The concept of Gestalt was first introduced in contemporary philosophy and psychology by Christian von Ehrenfels (a member of the School of Brentano). The idea of Gestalt has its roots in theories by Johann Wolfgang von Goethe, Immanuel Kant, and Ernst Mach. Max Wertheimer's unique contribution was to insist that the "Gestalt" is perceptually primary, defining the parts of which it was composed, rather than being a secondary quality that emerges from those parts, as von Ehrenfels's earlier Gestalt-Qualität had been.

Both von Ehrenfels and Edmund Husserl seem to have been inspired by Mach's work Beiträge zur Analyse der Empfindungen (Contributions to the Analysis of the Sensations, 1886), in formulating their very similar concepts of Gestalt and Figural Moment, respectively.

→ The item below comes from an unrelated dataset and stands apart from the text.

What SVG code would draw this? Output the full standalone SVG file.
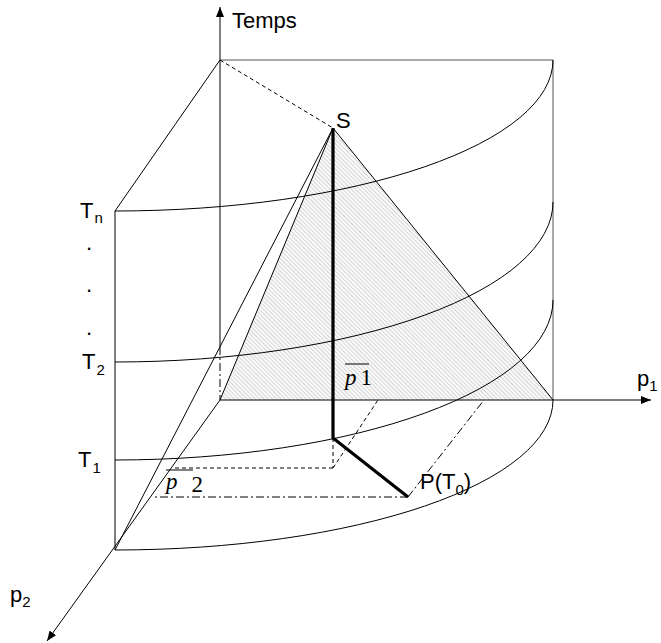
<svg xmlns="http://www.w3.org/2000/svg" width="661" height="643" viewBox="0 0 661 643">
<style>
.l{fill:none;stroke:#000;stroke-width:1}
.g{fill:none;stroke:#555;stroke-width:1}
.th{fill:none;stroke:#000;stroke-width:3.2}
.da{fill:none;stroke:#000;stroke-width:1;stroke-dasharray:4,3}
.dd{fill:none;stroke:#000;stroke-width:1;stroke-dasharray:8,3,2,3}
.t{font-family:"Liberation Sans",Arial,sans-serif;font-size:22px;fill:#000}
.s{font-family:"Liberation Sans",Arial,sans-serif;font-size:15px;fill:#000}
.m{font-family:"Liberation Serif","Times New Roman",serif;font-size:23px;fill:#000}
</style>
<defs>
<pattern id="hatch" width="3" height="3" patternUnits="userSpaceOnUse" patternTransform="rotate(-45)">
<rect width="3" height="3" fill="#fbfbfb"/>
<line x1="0.5" y1="0" x2="0.5" y2="3" stroke="#cfcfcf" stroke-width="0.9"/>
</pattern>
<marker id="arr" viewBox="0 0 10 8" refX="10" refY="4" markerWidth="10" markerHeight="8" markerUnits="userSpaceOnUse" orient="auto">
<path d="M0,0 L10,4 L0,8 Z" fill="#000"/>
</marker>
</defs>
<g id="plane">
<polygon points="333,128 220,400 553,400" fill="url(#hatch)" stroke="none"/>
</g>
<g id="cylinder">
<line class="g" x1="220" y1="60" x2="553" y2="60"/>
<line class="g" x1="553" y1="60" x2="553" y2="400"/>
<line class="l" x1="220" y1="60" x2="115" y2="211"/>
<line class="l" x1="115" y1="211" x2="115" y2="550"/>
<path class="l" d="M115,211 A438,151 0 0 0 553,60"/>
<path class="l" d="M115,362 A438,160 0 0 0 553,202"/>
<path class="l" d="M115,460 A438,160 0 0 0 553,300"/>
<path class="l" d="M115,550 A438,150 0 0 0 553,400"/>
</g>
<g id="connectors">
<line class="l" x1="220" y1="347" x2="220" y2="7" marker-end="url(#arr)"/>
<line class="dd" x1="220" y1="347" x2="220" y2="400"/>
<line class="l" x1="220" y1="400" x2="651" y2="400" marker-end="url(#arr)"/>
<line class="l" x1="220" y1="400" x2="47" y2="641" stroke-width="1.3" marker-end="url(#arr)"/>
<line class="da" x1="220" y1="60" x2="333" y2="128"/>
<line class="l" x1="333" y1="128" x2="553" y2="400"/>
<line class="l" x1="333" y1="128" x2="220" y2="400"/>
<line class="l" x1="333" y1="128" x2="115" y2="550"/>
<line class="da" x1="333" y1="438" x2="333" y2="468"/>
<line class="da" x1="333" y1="468" x2="172" y2="468"/>
<line class="da" x1="333" y1="468" x2="378" y2="400"/>
<line class="dd" x1="408" y1="497" x2="152" y2="497"/>
<line class="dd" x1="408" y1="497" x2="484" y2="400"/>
<polyline class="th" points="333,128 333,438 408,497"/>
</g>
<g id="labels">
<text class="t" x="232" y="28">Temps</text>
<text class="t" x="336" y="128">S</text>
<text class="t" x="80" y="218">T<tspan class="s" dy="5" dx="1">n</tspan></text>
<text class="t" x="86" y="250">.</text>
<text class="t" x="86" y="292">.</text>
<text class="t" x="86" y="335">.</text>
<text class="t" x="82" y="369">T<tspan class="s" dy="6" dx="1">2</tspan></text>
<text class="t" x="78" y="467">T<tspan class="s" dy="6" dx="1">1</tspan></text>
<text class="t" x="637" y="386">p<tspan class="s" dy="5">1</tspan></text>
<text class="t" x="10" y="602">p<tspan class="s" dy="5">2</tspan></text>
<text class="t" x="420" y="489">P(T<tspan class="s" dy="6">0</tspan><tspan dy="-6">)</tspan></text>
<line x1="345" y1="364" x2="369" y2="364" stroke="#000" stroke-width="1"/>
<text class="m" x="345" y="385"><tspan font-style="italic">p</tspan><tspan dx="4">1</tspan></text>
<line x1="166" y1="470" x2="193" y2="470" stroke="#000" stroke-width="1"/>
<text class="m" x="166" y="489"><tspan font-style="italic">p</tspan><tspan dx="14" dy="3">2</tspan></text>
</g>
</svg>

Early 20th century theorists, such as Kurt Koffka, Max Wertheimer, and Wolfgang Köhler (students of Carl Stumpf) saw objects as perceived within an environment according to all of their elements taken together as a global construct. This 'gestalt' or 'whole form' approach sought to define principles of perception -- seemingly innate mental laws which determined the way in which objects were perceived. It is based on the here and now, and in the way you view things. It can be broken up into two: figure or ground, at first glance do you see the figure in front of you or the background?